Dalam teori perikatan hukum, menurut Timboel, ada dua dasar perikatan, yakni perjanjian dan regulasi. Dalam hal ini, perjanjian polis antara konsumen dan asuransi adalah dasar hukum yang sah dan mengikat.
Jika dalam polis tercantum bahwa seluruh biaya akan ditanggung oleh asuransi tanpa ketentuan co-payment, maka penerapan kebijakan baru melalui surat edaran menjadi cacat secara hukum.
Timboel menduga ada kepentingan ekonomi yang melatarbelakangi terbitnya surat edaran tersebut. Menurutnya, pasar asuransi kesehatan swasta semakin tergerus sejak program Jaminan Kesehatan Nasional (JKN) diterapkan secara masif. Hal ini membuat perusahaan asuransi swasta mencari celah agar tetap eksis di tengah dominasi JKN.
“Ada lobi-lobi untuk memastikan bahwa pemerintah—dalam hal ini OJK—memberikan dukungan kepada eksistensi asuransi swasta.
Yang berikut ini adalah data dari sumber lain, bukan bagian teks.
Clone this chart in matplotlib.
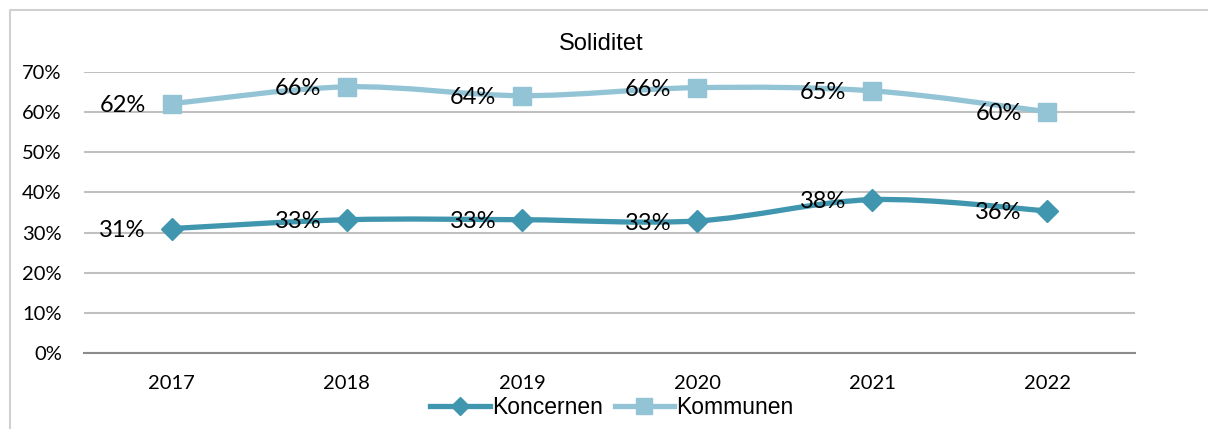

Salah satunya dengan membuat kebijakan yang meringankan beban pembayaran klaim mereka melalui skema co-payment,” kata Koordinator Advokasi BPJS Watch itu.
Namun, ia berpendapat kebijakan semacam ini justru kontraproduktif. Konsumen yang merasa terbebani dengan skema co-payment berpotensi untuk tidak memperpanjang polis asuransi mereka. “Bisa saja orang bilang, ‘Tahun depan saya nggak mau ikut lagi. Lebih baik manfaatkan JKN saja,’” katanya.
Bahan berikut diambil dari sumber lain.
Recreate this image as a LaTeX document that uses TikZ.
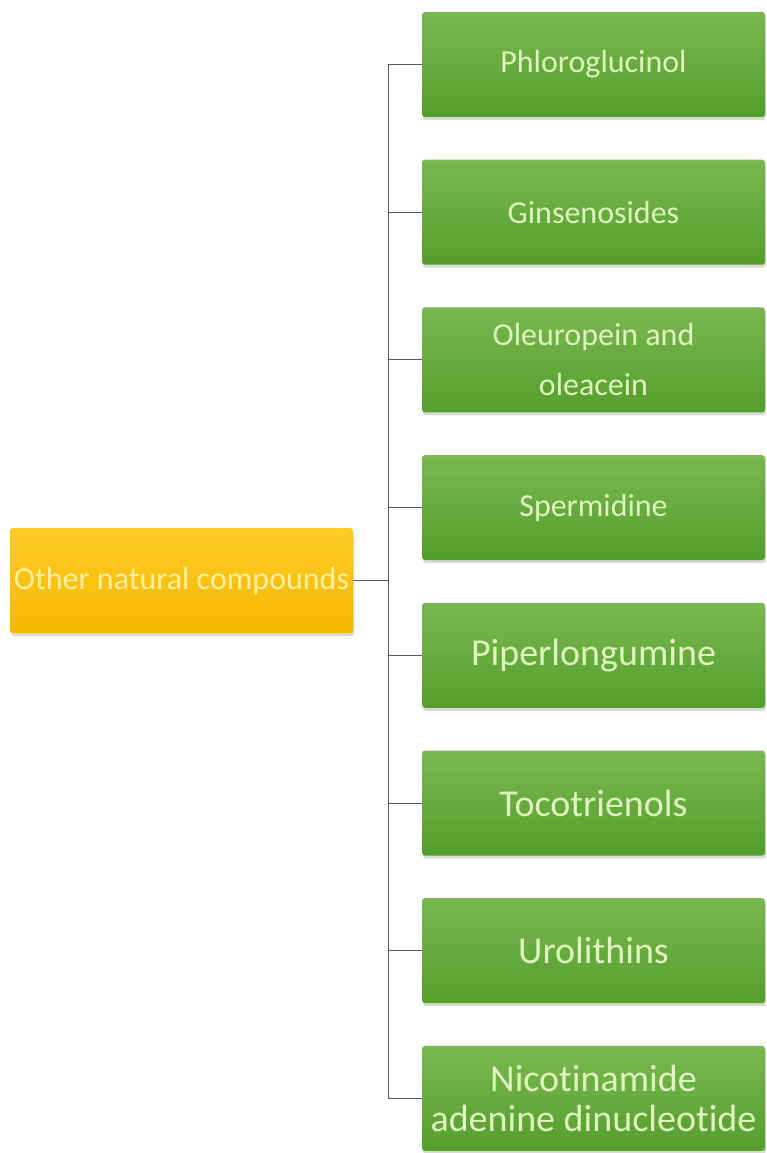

Dampak dari kebijakan ini, lanjut Timboel, akan dirasakan bukan hanya oleh konsumen, tetapi juga oleh rumah sakit dan industri asuransi itu sendiri. Dengan menurunnya minat masyarakat terhadap asuransi kesehatan swasta, maka potensi pendapatan rumah sakit dari klaim asuransi swasta juga akan menurun.
“Rumah sakit sebenarnya lebih suka dengan pembayaran dari asuransi kesehatan swasta karena biasanya lebih cepat dan tarifnya lebih tinggi dibanding JKN. Kalau pengguna asuransi swasta turun, rumah sakit swasta pun akan terdampak,” ujarnya.